李所一脸的大义凛然:“我接到举报,说你们这儿有人藏毒贩毒!”
“李所,我们都是正经生意人,又怎么会干这种杀头的买卖呢?”
“这个你说了不算!”李所大手一挥:“给我搜!”
“慢着!”万元户大步上前:“李所,无凭无据,又没有搜查证,你们凭什么搜查?”
“呵呵,你算什么东西?”
“没有搜查证,就是不能进来随便搜查!”
“小子,脾气挺冲,来人,把这小子抓起来,告他一个妨碍公务!”
说着就有两个联防队员过来抓着万元户的胳膊就要上手铐。
“李所,李所!”高超赶忙说好话:“这是我乡下的远房大侄子,不懂事,您多担待!”
“老高,我怎么不知道你还有这么个亲戚?”
“李所,这不是刚当兵回来嘛,什么都不懂,傻逼一个,您大人不记小人过!”
“哼,我看他听懂的呀!”
“小孩子总是喜欢看电视剧嘛,这不都是被电视剧给害的!”
“年纪轻轻,少看点电视剧!”李所拍拍万元户的肩膀,信步走到舞池中央,这时候有几个联防队的押着两个小年轻走了过来,手里还有一个透明塑料袋。
“李所!”联防队员将塑料袋递给李所。
李所打开袋子,找了个空的扎啤杯,往里面一倒,哗啦出来几十颗花花绿绿漂亮的药丸。
“你不会告诉我这是巧克力豆吧!”
看到那些药丸的时候,高超脸都绿了,这黄泥掉裤裆,不是屎也是屎。
他赶紧上前解释道:“李所,您可冤枉我了!这东西不是我们的,那几个人也不是我的人,我根本就不认识他们!”
“从你的场子里搜出来的还不是你的?”
这时有个便衣走了过来,对李所说道:“一共有八个人承认嗑药了,都是在这儿直接买的,说是这几个人卖给他们的。”
便衣冲那两个小年轻努努嘴。
那两个小年轻早已噤若寒蝉。高超气呼呼地指着两人对李所强烈建议道:“李所,就该把他们抓走枪毙!”
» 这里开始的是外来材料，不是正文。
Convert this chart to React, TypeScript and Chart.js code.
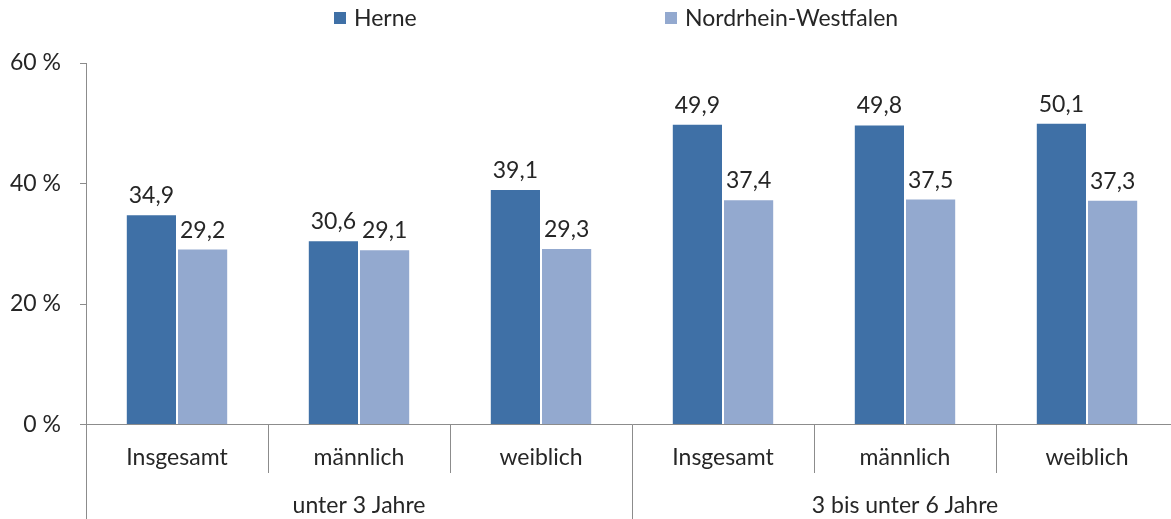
import React, { useEffect, useRef } from "react";
import { Chart, registerables } from "chart.js";

Chart.register(...registerables);

const categories = ["Insgesamt", "männlich", "weiblich", "Insgesamt", "männlich", "weiblich"];
const groups = ["unter 3 Jahre", "3 bis unter 6 Jahre"];
const groupSizes = [3, 3];
const seriesNames = ["Herne", "Nordrhein-Westfalen"];
const herne = [34.9, 30.6, 39.1, 49.9, 49.8, 50.1];
const nrw = [29.2, 29.1, 29.3, 37.4, 37.5, 37.3];
const yMin = 0;
const yMax = 60;
const yStep = 20;

const FONT = "Lato, 'Open Sans', sans-serif";
const FONT_SIZE = 23;
const TEXT = "#262626";
const AXIS = "#8c8c8c";
const COLORS = ["#3F70A6", "#93A9CF"];
const LEGEND_X = [334, 665];

const overlay = {
  id: "overlay",
  afterDatasetsDraw(chart: any) {
    const ctx = chart.ctx;
    ctx.save();
    ctx.font = `${FONT_SIZE}px ${FONT}`;
    ctx.fillStyle = TEXT;
    ctx.textAlign = "center";
    ctx.textBaseline = "alphabetic";
    chart.data.datasets.forEach((ds: any, di: number) => {
      const meta = chart.getDatasetMeta(di);
      meta.data.forEach((bar: any, i: number) => {
        const v = ds.data[i] as number;
        ctx.fillText(v.toFixed(1).replace(".", ","), bar.x, bar.y - 11);
      });
    });
    ctx.restore();
  },
  afterDraw(chart: any) {
    const ctx = chart.ctx;
    const xs = chart.scales.x;
    const area = chart.chartArea;
    const H = chart.height;
    const pix = (i: number) => xs.getPixelForValue(i);
    const half = (pix(1) - pix(0)) / 2;
    ctx.save();
    ctx.strokeStyle = AXIS;
    ctx.lineWidth = 1;
    const groupEnds: number[] = [];
    let acc = 0;
    groupSizes.forEach((s) => {
      acc += s;
      groupEnds.push(acc);
    });
    for (let i = 0; i <= categories.length; i++) {
      const bx = Math.round(pix(i) - half) + 0.5;
      const isGroup = i === 0 || groupEnds.includes(i);
      const bottom = isGroup ? H : area.bottom + 48.5;
      ctx.beginPath();
      ctx.moveTo(bx, area.bottom);
      ctx.lineTo(bx, bottom);
      ctx.stroke();
    }
    ctx.font = `${FONT_SIZE}px ${FONT}`;
    ctx.fillStyle = TEXT;
    ctx.textAlign = "center";
    ctx.textBaseline = "alphabetic";
    let start = 0;
    groups.forEach((g, gi) => {
      const end = start + groupSizes[gi] - 1;
      const cx = (pix(start) - half + pix(end) + half) / 2;
      ctx.fillText(g, cx, H - 6);
      start = end + 1;
    });
    ctx.textAlign = "left";
    seriesNames.forEach((n, i) => {
      ctx.fillStyle = COLORS[i];
      ctx.fillRect(LEGEND_X[i], 12, 12, 12);
      ctx.fillStyle = TEXT;
      ctx.fillText(n, LEGEND_X[i] + 20, 26);
    });
    ctx.restore();
  },
};

export default function App() {
  const ref = useRef<HTMLCanvasElement>(null);
  useEffect(() => {
    if (!ref.current) return;
    const chart = new Chart(ref.current, {
      type: "bar",
      data: {
        labels: categories,
        datasets: [
          {
            label: seriesNames[0],
            data: herne,
            backgroundColor: COLORS[0],
            borderColor: "rgba(255,255,255,0.9)",
            borderWidth: 1,
          },
          {
            label: seriesNames[1],
            data: nrw,
            backgroundColor: COLORS[1],
            borderColor: "rgba(255,255,255,0.9)",
            borderWidth: 1,
          },
        ],
      },
      options: {
        animation: false,
        responsive: false,
        maintainAspectRatio: false,
        datasets: { bar: { categoryPercentage: 0.5626, barPercentage: 1 } },
        layout: { padding: { top: 63, left: 0, right: 2, bottom: 0 } },
        plugins: { legend: { display: false }, tooltip: { enabled: false } },
        scales: {
          x: {
            grid: { display: false, drawTicks: false },
            border: { display: true, color: AXIS, width: 1 },
            ticks: {
              color: TEXT,
              font: { family: FONT, size: FONT_SIZE },
              padding: 19,
              maxRotation: 0,
              autoSkip: false,
            },
            afterFit: (s: any) => {
              s.height = 94.5;
            },
          },
          y: {
            min: yMin,
            max: yMax,
            grid: { drawOnChartArea: false, drawTicks: true, tickLength: 6, color: AXIS },
            border: { display: true, color: AXIS, width: 1 },
            ticks: {
              stepSize: yStep,
              color: TEXT,
              font: { family: FONT, size: FONT_SIZE },
              padding: 19,
              callback: (v: any) => `${v} %`,
            },
            afterFit: (s: any) => {
              s.width = 86;
            },
          },
        },
      },
      plugins: [overlay],
    });
    return () => chart.destroy();
  }, []);
  return (
    <div
      style={{
        position: "absolute",
        left: 0,
        top: 0,
        width: 1171,
        height: 519,
        overflow: "hidden",
        background: "#fff",
      }}
    >
      <canvas ref={ref} width={1180} height={519} style={{ width: 1180, height: 519, display: "block" }} />
    </div>
  );
}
李所白了他一眼,没说话,这时候其他的便衣也过来了,冲李所摇摇头。李所只是淡淡地点点头,命令把那两个小年轻铐起来,又转向高超:“不好意思了老高,你是老板,也得跟我们走一趟!”
高超苦着脸:“好的,我配合!”
李所带着高超和那两个小年轻走了。
被警察扫了兴,酒客们都结了账离开,偌大的KTV一下子变得冷冷清清。
万元户拉过一个保安问道:“怎么回事儿,难道老高还贩毒不成?”
保安赶紧解释道:“万哥,你想哪儿去了,这贩毒可是杀头的买卖,我们高老板给他十个胆子都不敢!”
“那些摇头丸是怎么回事儿?”
“还能怎么回事儿,现在的那些小年轻你又不是不知道,就喜欢标榜个性,摇头丸算轻的了,上次我路过一个包厢,人家正在里面抱着个冰壶溜冰,溜high了搂着女伴就干!”
“没人管吗?”
“这事儿谁敢声张?那就是不想在这儿混了。再说了,客人进来,咱们总不能搜他们的身吧,反正只要不出事,咱们也就睁只眼闭只眼,当没看到算了!”
“唉。。。”万元户无奈地叹了口气,等高超回来,得好好整一下了,不然还真有可能被这些粉仔给搞死。